Caught these trail runner stats in this article from Brand Week. Not as big as paintball, apparently, but still big. ;-)
The Game: Spalding 'True' To New Effort; Extreme Sports Flying High
June 06, 2005
SPALDING plans to leverage its 129-year-old heritage with a "True to the Game" campaign that seeks to unify its equipment and sports marketing message with both corporate partners and consumers.
The effort will begin to reach consumers in the fourth quarter on TV and in print, via Winstanley, Lenox, Mass., with an ad spend expected to exceed 2004's $1.5 million, per Nielsen Monitor-Plus. But the new tag and a new icon, an "S" in a circle above the Spalding logo, will immediately be incorporated into promos, packaging and online. Under the auspices of parent company Russell Corp., Spalding, American Athletic and Huffy Sports were united last year to create the Spalding Group, with $400 million in worldwide trademark sales, per Russell. "True to the Game" is its first effort touting a unified message.

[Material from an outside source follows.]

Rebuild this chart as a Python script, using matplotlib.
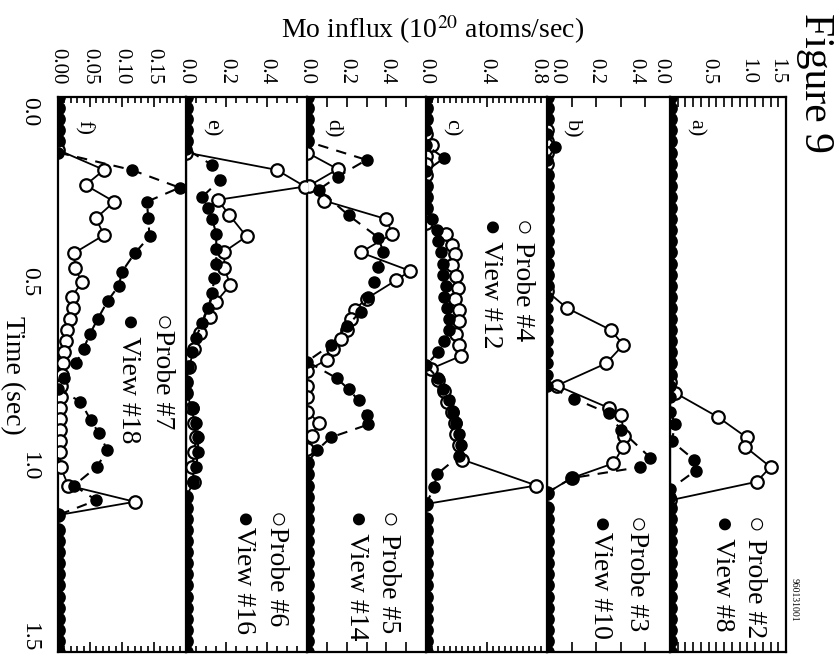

"Consumers are familiar with the name Spalding, but they see a fragmented image," said Dan Touhey, vp-marketing. "We have more than 70 licensees worldwide. Up to this point we haven't done a very good job of unifying the message and in the consistency of the brand. This will be the bow that ties everything together."
Spalding, Springfield, Mass., has licensing deals with several sports entities, including the Arena Football League, NCAA, Major Indoor Soccer League and Pop Warner. But its alliance with the NBA and WNBA will remain front and center. "The NBA is the cornerstone of our platform, and we are looking for ways to work even closer with the league," said Touhey.
Spalding, which in December signed an eight-year exclusive equipment contract with the NBA, plans to work with the NBA Players Association to further expand its pro basketball relationship. The effort will be "print heavy," according to Touhey. A media buy is still to be determined, but likely will include such sports-centric and basketball-heavy mags as SLAM, ESPN, Inside Stuff, Sports Illustrated for Kids and Dime. "We have the heritage, authenticity, performance and quality," said Touhey. "This will represent the best of what Spalding has to offer as we move forward."
Extreme sports continue to grow in popularity. Inline skating, skateboarding and paintball totaled nearly 40 million participants in 2004 (17.3 million, 11.5 million and 9.6 million, respectively), according to a new report, Superstudy of Sports Participation. The survey of 25,000 people was conducted by American Sports Data, Hartsdale, N.Y. The top 10 list also includes (in millions): artificial wall climbing (7.6), snowboarding (7.1), trail running (6.5), mountain biking (5.3), wakeboarding (2.8), BMX bicycling (2.6) and mountain/rock climbing (2.2).
The report uncovers other stats of interest. Overall participation in paintball has grown by more than 60% since 1998, from 5.9 million to 9.6 million in 2004; and overall participation in trial running has grown nearly 25%, from 5.2 million to 6.5 million. The average age of an artificial wall climbing enthusiast last year was 20.2 years, of a BMX cyclist 24.7 years and of a mountain/rock climber 22.7 years.